Mortgage Observer sat down with the gregarious head of the New York real estate group at BakerHostetler, who joined the prestigious firm from Herrick Feinstein in February and has been tasked with augmenting its real estate practice. Over smoked fish at Barney Greengrass, the 52-year-old Queens native told us about his clients’ fears of an overheated market, the team he is building at Baker and being mistaken for support staff at his first job at a white shoe firm.
Mortgage Observer: How did you get involved in commercial real estate finance?
Dennis Russo: I always knew I wanted to be a lawyer. I did real estate, redeveloping properties for a number of years, almost exclusively in Brooklyn. We almost lost our shirts—twice. But I always enjoyed dealing with the closings. The intellectual pursuit, deals with hair. They keep you going. You become a deal junkie. So I started at Reid & Preist in 1986 and certainly I was the only person with a vowel at the end of their name there. They thought I was the cook, I think.
It seems like you are very busy over at Baker, now.
Yes. They only had about 50 attorneys around the U.S. in real estate but a great number of services —a lot more than many other firms in New York, such as an environmental practice and a practice that [deals with] historic credits. I was brought in to build the New York practice. The idea is to hire about 40 attorneys. I want to make it one of the go-to firms in New York. I want to build a great group that covers a lot of different areas, but that also offers good rates. The way we can do that is we can send out business to our real estate brethren in other offices, who sometimes bill at half the rate. You get the experience of the New York people but don’t have to pay as much. We will do the deal but, for instance, with the due diligence, someone in our Denver or Florida or L.A. office can do it.

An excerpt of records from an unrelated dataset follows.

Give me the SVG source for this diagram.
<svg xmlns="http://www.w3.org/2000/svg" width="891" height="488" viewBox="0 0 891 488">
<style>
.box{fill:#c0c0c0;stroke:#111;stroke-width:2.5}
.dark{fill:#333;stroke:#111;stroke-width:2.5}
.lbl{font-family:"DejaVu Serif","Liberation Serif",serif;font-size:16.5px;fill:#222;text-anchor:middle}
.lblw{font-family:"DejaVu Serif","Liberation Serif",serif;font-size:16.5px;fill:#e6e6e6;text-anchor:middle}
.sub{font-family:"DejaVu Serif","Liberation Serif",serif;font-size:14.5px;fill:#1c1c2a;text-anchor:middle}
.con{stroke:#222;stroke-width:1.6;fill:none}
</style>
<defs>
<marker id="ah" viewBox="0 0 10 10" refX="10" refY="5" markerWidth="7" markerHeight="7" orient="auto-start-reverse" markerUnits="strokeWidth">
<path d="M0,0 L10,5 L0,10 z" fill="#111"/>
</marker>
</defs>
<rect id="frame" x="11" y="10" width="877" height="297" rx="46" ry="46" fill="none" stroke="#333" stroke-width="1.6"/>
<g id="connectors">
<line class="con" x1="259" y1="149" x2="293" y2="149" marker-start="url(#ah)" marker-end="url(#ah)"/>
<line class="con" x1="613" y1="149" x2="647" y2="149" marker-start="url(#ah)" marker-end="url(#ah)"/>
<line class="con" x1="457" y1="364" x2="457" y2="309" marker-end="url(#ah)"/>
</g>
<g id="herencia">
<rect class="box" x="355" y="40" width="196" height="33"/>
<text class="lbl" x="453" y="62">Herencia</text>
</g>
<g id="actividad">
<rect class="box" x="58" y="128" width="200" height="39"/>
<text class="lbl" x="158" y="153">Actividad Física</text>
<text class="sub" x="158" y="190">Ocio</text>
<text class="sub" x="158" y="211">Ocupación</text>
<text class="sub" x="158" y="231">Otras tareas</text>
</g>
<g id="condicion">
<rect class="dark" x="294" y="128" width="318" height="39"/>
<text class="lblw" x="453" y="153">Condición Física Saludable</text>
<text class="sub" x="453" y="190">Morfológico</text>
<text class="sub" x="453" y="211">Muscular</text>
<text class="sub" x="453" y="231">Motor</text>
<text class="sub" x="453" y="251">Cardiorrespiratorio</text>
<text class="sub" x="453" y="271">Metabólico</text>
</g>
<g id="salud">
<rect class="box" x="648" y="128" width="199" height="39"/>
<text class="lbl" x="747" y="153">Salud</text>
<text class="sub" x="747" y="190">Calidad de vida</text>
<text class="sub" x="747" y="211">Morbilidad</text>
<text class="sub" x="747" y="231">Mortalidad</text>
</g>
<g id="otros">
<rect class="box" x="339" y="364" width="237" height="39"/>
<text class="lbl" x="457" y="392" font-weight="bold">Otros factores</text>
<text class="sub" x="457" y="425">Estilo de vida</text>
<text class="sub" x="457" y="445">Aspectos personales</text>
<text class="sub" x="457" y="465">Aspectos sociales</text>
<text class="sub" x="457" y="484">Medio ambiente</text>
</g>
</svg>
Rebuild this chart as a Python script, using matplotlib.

You said you do a lot of J.V.’s. Are you seeing more and more J.V.’s these days?
Developers almost always have a J.V. with a big money partner. We represent, most times, the money. I represent AEW Capital Management and Wexford Capital, and on the developers’ side, Sherwood Equities. Joint ventures are one of my specialties, and they make the world go round. I also do a lot of hotel deals. What makes a good hotel deal is a good operator. A good operator will choose the right hotel for the area. What’s also key is buying the land at a good price and controlling the construction. Making sure that you don’t all of a sudden say, “You know what? It would be nice to have marble walls.”
So making sure the architect doesn’t have the final say?
Yeah. So that they don’t go, “We need a transom here.” Because a transom doesn’t equal dollars. If it’s a Holiday Inn, it’s like, “Do we need this?”
You did some financing for the head of a major sports team, right? What other interesting clients do you have?
We do financing for high net worth individuals, like Larry Gagosian, the art dealer. The transactions are hard because [clients] don’t want anyone to know their business. The sports team owner, which I cannot even say which state they’re in, because they want to stay confidential, wanted a line of credit to use to invest in other things. It’s really complicated when you are taking, say, art, and maybe art that is in the United States, or that is in another country, and saying, “How much is it worth?” [The person says], “Take my yacht!” and “What about my house in South Hampton? How much is it worth?”
So you are getting a lien on all these assets?
Yes. But you want to avoid a mortgage recording tax.
How do you do that?
You can put a lower mortgage on it, and then if it’s an LLC or a partnership, you take a mezz loan on the partnership that owns the asset.
What are your clients coming to you with concerns about?
Well, daily, they are asking about where the market is at. Prices and competition are nuts. You spend time doing due diligence on a deal and then you get beaten out by some foreigner, or somebody who needs to put money out. You spend a lot of time spinning your wheels.
Do 1031 exchanges push people to close?
Sometimes, but not really that much. They more worry about musical chairs. They worry if they are going to be the last one holding an asset. For instance, if you build condos and then you can’t sell at [the right price per square foot], then you have 2007 to 2009 all over again. A lot of people are also looking outside New York. Most of the major cities, though, are not that different [in terms of pricing and competition], by the way. So they are looking even further. We have a client who bought three office buildings in Nashville. They don’t have the choice to buy here.